Yen Bearish Bets Swell as USD/JPY Holds Above 160 Ahead of Bank of Japan Decision

    by VT Markets
    /
    Jun 15, 2026

    The Japanese yen has not gained from falling energy prices, with USD/JPY still trading above 160.00 ahead of this week’s Bank of Japan policy meeting. MUFG points to the latest IMM report showing leveraged funds have built up short yen exposure since the conflict began, leaving positioning elevated as markets anticipate a fully priced 25 bps BoJ rate rise.

    Short yen positions rose for a fifth consecutive week to 9 June and are almost four times higher than in late February. MUFG says this is the largest short yen position since the start of July 2024, a period that preceded heavy liquidation of yen-funded carry trades in summer 2024 after the BoJ raised rates in July 2024, followed by a Fed rate cut in September. Continued yen weakness could keep pressure on Japan to intervene again to support the currency.

    Risks Of A Sharp Yen Reversal

    Given the record short positioning against the yen, we see a situation ripe for a sharp reversal. With USD/JPY trading above 160.00, the market is stretched, and Japan’s core inflation recently hitting 2.8% for May 2026 gives the Bank of Japan every reason to follow through on the expected 25 bps rate hike this week. This setup is dangerously similar to the summer of 2024, when a BoJ hike triggered a massive unwind of short yen positions.

    The risk is not just from the Bank of Japan, but also from the United States. Recent U.S. data, including a softer-than-expected jobs report for May 2026 and core inflation cooling to 2.5%, has increased bets that the Federal Reserve will cut rates by September. This policy divergence, with Japan tightening and the U.S. potentially easing, is historically a powerful catalyst for a stronger yen.

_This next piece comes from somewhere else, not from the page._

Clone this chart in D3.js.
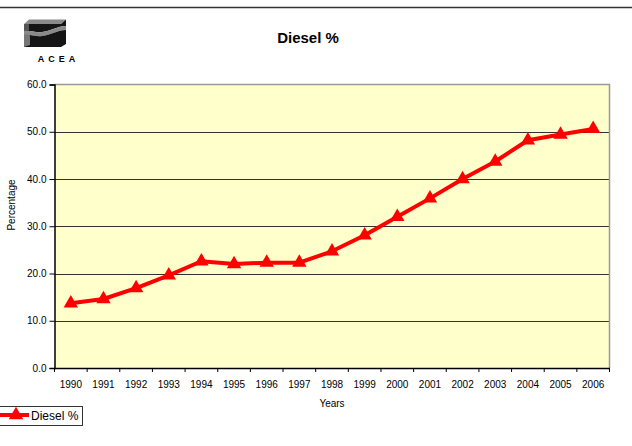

    Intervention Risks And Hedging Strategies

    We must also be vigilant for direct intervention from the Ministry of Finance if the currency’s weakness persists after the BoJ meeting. Officials have been clear that they are watching speculative moves, and any push toward the 162.00 level could easily trigger action to support the yen. The recent drop in WTI crude oil prices to near $75 a barrel has not yet helped the yen, making officials even more sensitive to the currency’s weakness.

    Therefore, holding large short yen positions is incredibly risky at this moment. We believe it is prudent to protect against a sudden strengthening of the yen in the coming weeks. Traders should consider buying out-of-the-money JPY call options or USD/JPY put options to hedge or position for a significant correction.